Not wanting to invite bad luck, we didn’t launch one 😊. But we watched them for a long while. The lanterns lit up the night sky as we watched from our spot beside the river. Truly an amazing thing to see.
The next day, we lounged by the pool. That night, we had northern Thai food for dinner; this cuisine is totally different than the Thai food you typically get in western restaurants, and it is fabulous! I don’t know why it’s not more popular in the States. If you ever have the chance, definitely try it!

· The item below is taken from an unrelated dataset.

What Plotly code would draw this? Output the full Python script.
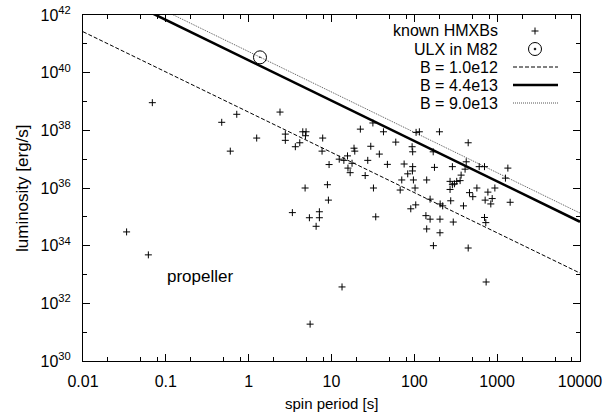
import plotly.graph_objects as go

# ---- data ----
hmxb_period = [0.0336, 0.0615, 0.0687, 0.473, 0.718, 0.60,
               2.39, 1.25, 2.77, 2.77, 4.50, 4.93, 4.85, 4.14, 3.66, 7.83, 7.69, 9.35,
               12.4, 14.1, 15.6, 17.7, 15.8, 16.8, 18.7, 19.1, 22.3, 25.5, 27.4, 29.8,
               37.8, 32.1, 31.6, 42.4, 59.7, 47.3, 75.3, 83.2, 70.5, 67.5,
               4.80, 8.93, 9.18, 3.37, 5.41, 7.14, 7.14, 6.52, 34.2,
               5.52, 13.4, 736,
               105, 115, 201, 94.0, 95.5, 169, 447, 94.8, 95.5, 97.5, 102, 141, 175,
               288, 367, 357, 410, 423, 270, 288, 270, 305, 325, 607, 703, 569, 463,
               508, 773, 716, 871, 838, 938, 1346, 1259, 1435, 155, 205, 220, 275,
               392, 104, 90.6, 138, 155, 204, 295, 141, 204, 170, 447, 703, 729]
hmxb_lum = [3.0e34, 4.8e33, 9.1e38, 1.9e38, 3.6e38, 1.9e37,
            4.3e38, 5.4e37, 7.4e37, 4.5e37, 8.9e37, 8.9e37, 6.5e37, 3.7e37, 2.7e37, 5.4e37, 1.9e37, 6.5e36,
            1.0e37, 9.1e36, 1.3e37, 7.2e36, 4.9e36, 3.4e36, 2.4e37, 1.9e37, 1.1e38, 2.7e36, 9.1e36, 2.8e37,
            1.5e37, 1.0e36, 1.8e38, 8.9e37, 3.9e37, 6.6e36, 6.8e36, 3.1e36, 1.9e36, 8.5e35,
            1.0e36, 1.3e36, 3.8e35, 1.4e35, 9.3e34, 1.5e35, 9.3e34, 4.7e34, 1.0e35,
            1.9e31, 3.7e32, 5.5e32,
            8.5e37, 8.9e37, 8.9e37, 2.7e37, 1.8e37, 1.8e37, 3.7e37, 3.9e36, 5.5e36, 1.9e36, 1.0e36, 1.9e36, 5.2e36,
            5.5e36, 2.8e36, 1.8e36, 4.5e36, 8.1e36, 1.7e36, 1.3e36, 8.9e35, 1.4e36, 1.7e36, 5.5e36, 5.5e36, 1.0e36, 6.9e35,
            5.0e35, 7.2e35, 3.8e35, 4.3e35, 2.8e35, 1.0e36, 4.9e36, 2.2e36, 3.2e35, 4.1e35, 2.8e35, 2.4e35, 3.6e35,
            2.4e35, 2.6e35, 1.9e35, 1.1e35, 8.3e34, 8.3e34, 6.6e34, 3.8e34, 2.8e34, 1.0e34, 8.3e33, 9.5e34, 6.3e34]

ulx_period = [1.37]
ulx_lum = [3.4e40]

line_period = [0.01, 10000]
line_b_1_0e12 = [2.63e41, 1.12e33]
line_b_4_4e13 = [1.70e43, 6.76e34]
line_b_9_0e13 = [3.39e43, 1.35e35]

legend_labels = ["known HMXBs", "ULX in M82", "B = 1.0e12", "B = 4.4e13", "B = 9.0e13"]

x_tickvals = [0.01, 0.1, 1, 10, 100, 1000, 10000]
x_ticktext = ["0.01", "0.1", "1", "10", "100", "1000", "10000"]
x_minorvals = [m * d for d in [0.01, 0.1, 1, 10, 100, 1000] for m in (2, 5, 8)]
y_tickvals = [1e30, 1e32, 1e34, 1e36, 1e38, 1e40, 1e42]
y_ticktext = ["10<sup>30</sup>", "10<sup>32</sup>", "10<sup>34</sup>", "10<sup>36</sup>",
              "10<sup>38</sup>", "10<sup>40</sup>", "10<sup>42</sup>"]
y_minorvals = [1e31, 1e33, 1e35, 1e37, 1e39, 1e41]

FONT = "Liberation Sans, Arial, Helvetica, sans-serif"
PW, PH = 497, 346  # plot-area size in px

fig = go.Figure()
fig.add_trace(go.Scatter(x=line_period, y=line_b_1_0e12, mode="lines",
                         line=dict(color="black", width=1, dash="4px,2px"), showlegend=False))
fig.add_trace(go.Scatter(x=line_period, y=line_b_4_4e13, mode="lines",
                         line=dict(color="black", width=2.6), showlegend=False))
fig.add_trace(go.Scatter(x=line_period, y=line_b_9_0e13, mode="lines",
                         line=dict(color="#555555", width=1, dash="1px,1px"), showlegend=False))
fig.add_trace(go.Scatter(x=hmxb_period, y=hmxb_lum, mode="markers",
                         marker=dict(symbol="cross-thin", size=5, line=dict(color="black", width=1)),
                         showlegend=False))
fig.add_trace(go.Scatter(x=ulx_period, y=ulx_lum, mode="markers",
                         marker=dict(symbol="circle-open-dot", size=13, color="black",
                                     line=dict(color="black", width=1)),
                         showlegend=False))

# manual gnuplot-style legend: text right-aligned, sample on the right
row_px = [31, 49, 67, 85, 103]
row_y = [1 - (p - 15) / PH for p in row_px]
text_x = (500 - 83) / PW
sx0, sx1, sxc = (513 - 83) / PW, (558 - 83) / PW, (535 - 83) / PW
shapes = []
annotations = []
for lab, yy in zip(legend_labels, row_y):
    annotations.append(dict(text=lab, xref="paper", yref="paper", x=text_x, y=yy,
                            xanchor="right", yanchor="middle", showarrow=False,
                            font=dict(family=FONT, size=16, color="black")))
dx, dy = 3.5 / PW, 3.5 / PH
shapes.append(dict(type="line", xref="paper", yref="paper", x0=sxc - dx, x1=sxc + dx,
                   y0=row_y[0], y1=row_y[0], line=dict(color="black", width=1)))
shapes.append(dict(type="line", xref="paper", yref="paper", x0=sxc, x1=sxc,
                   y0=row_y[0] - dy, y1=row_y[0] + dy, line=dict(color="black", width=1)))
rx, ry = 6.5 / PW, 6.5 / PH
shapes.append(dict(type="circle", xref="paper", yref="paper", x0=sxc - rx, x1=sxc + rx,
                   y0=row_y[1] - ry, y1=row_y[1] + ry, line=dict(color="black", width=1)))
shapes.append(dict(type="circle", xref="paper", yref="paper", x0=sxc - 1 / PW, x1=sxc + 1 / PW,
                   y0=row_y[1] - 1 / PH, y1=row_y[1] + 1 / PH, fillcolor="black",
                   line=dict(color="black", width=0.5)))
shapes.append(dict(type="line", xref="paper", yref="paper", x0=sx0, x1=sx1, y0=row_y[2], y1=row_y[2],
                   line=dict(color="black", width=1, dash="4px,2px")))
shapes.append(dict(type="line", xref="paper", yref="paper", x0=sx0, x1=sx1, y0=row_y[3], y1=row_y[3],
                   line=dict(color="black", width=2.6)))
shapes.append(dict(type="line", xref="paper", yref="paper", x0=sx0, x1=sx1, y0=row_y[4], y1=row_y[4],
                   line=dict(color="#555555", width=1, dash="1px,1px")))

annotations.append(dict(text="propeller", x=-0.587, y=32.92, xref="x", yref="y",
                        showarrow=False, xanchor="center", yanchor="middle",
                        font=dict(family=FONT, size=17, color="black")))
# axis titles
annotations.append(dict(text="spin period [s]", xref="paper", yref="paper",
                        x=0.5, y=(361 - 403) / PH, xanchor="center", yanchor="middle",
                        showarrow=False, font=dict(family=FONT, size=15, color="black")))
annotations.append(dict(text="luminosity [erg/s]", xref="paper", yref="paper",
                        x=(22 - 83) / PW, y=0.5, xanchor="center", yanchor="middle", textangle=-90,
                        showarrow=False, font=dict(family=FONT, size=17, color="black")))

fig.update_layout(
    width=612, height=414,
    margin=dict(l=83, r=32, t=15, b=53),
    paper_bgcolor="white", plot_bgcolor="white",
    font=dict(family=FONT, size=16, color="black"),
    showlegend=False,
    shapes=shapes, annotations=annotations,
    xaxis=dict(type="log", range=[-2, 4], tickmode="array", tickvals=x_tickvals, ticktext=x_ticktext,
               ticks="inside", ticklen=7, tickwidth=1, tickcolor="black",
               showline=True, linecolor="black", linewidth=1, mirror="allticks",
               showgrid=False, zeroline=False, ticklabelstandoff=6, automargin=False,
               minor=dict(tickmode="array", tickvals=x_minorvals, ticks="inside", ticklen=4,
                          tickcolor="black", showgrid=False)),
    yaxis=dict(type="log", range=[30, 42], tickmode="array", tickvals=y_tickvals, ticktext=y_ticktext,
               ticks="inside", ticklen=7, tickwidth=1, tickcolor="black",
               showline=True, linecolor="black", linewidth=1, mirror="allticks",
               showgrid=False, zeroline=False, ticklabelstandoff=8, automargin=False,
               minor=dict(tickmode="array", tickvals=y_minorvals, ticks="inside", ticklen=4,
                          tickcolor="black", showgrid=False)),
)

# remove the browser's default 8px body margin so the figure sits at the page origin
fig.write_html("out.html",
               config={"displayModeBar": False},
               post_script="document.body.style.margin='0px';document.body.style.padding='0px';")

The last full day in Chiang Mai, I went to the Elephant Rescue Park. Scott and I had discussed this at length beforehand, as neither of us believes in or wants to support any organization that uses animals just for the entertainment of tourists. Because of this, I wasn’t sure if I should undertake any kind of interaction with elephants.
However, I found a non-profit organization whose sole purpose is to rescue abused elephants, and it looked legit. I’m so glad that I went through with it! The people there really care about the elephants. They have rescued these poor, beautiful, intelligent creatures from circuses, work camps, and various other bad situations, and now they live happy lives with their caretakers, called mahouts. They actually live with their elephant(s), taking care of them 24/7. I got to feed the elephants bananas, take a walk with them, and bathe them. It was incredible, something that I really loved. I will forever be happy that I met those sweet, gentle animals.
Overall, my favorite things in Thailand were the beaches, the food, the kitties, and the elephants. I highly recommend going to Thailand at least once in your life. Thankfully, Bangkok is not representative of the rest of the country. It’s a beautiful land, very affordable (once you get there), and the people are absolutely lovely (again, outside of Bangkok).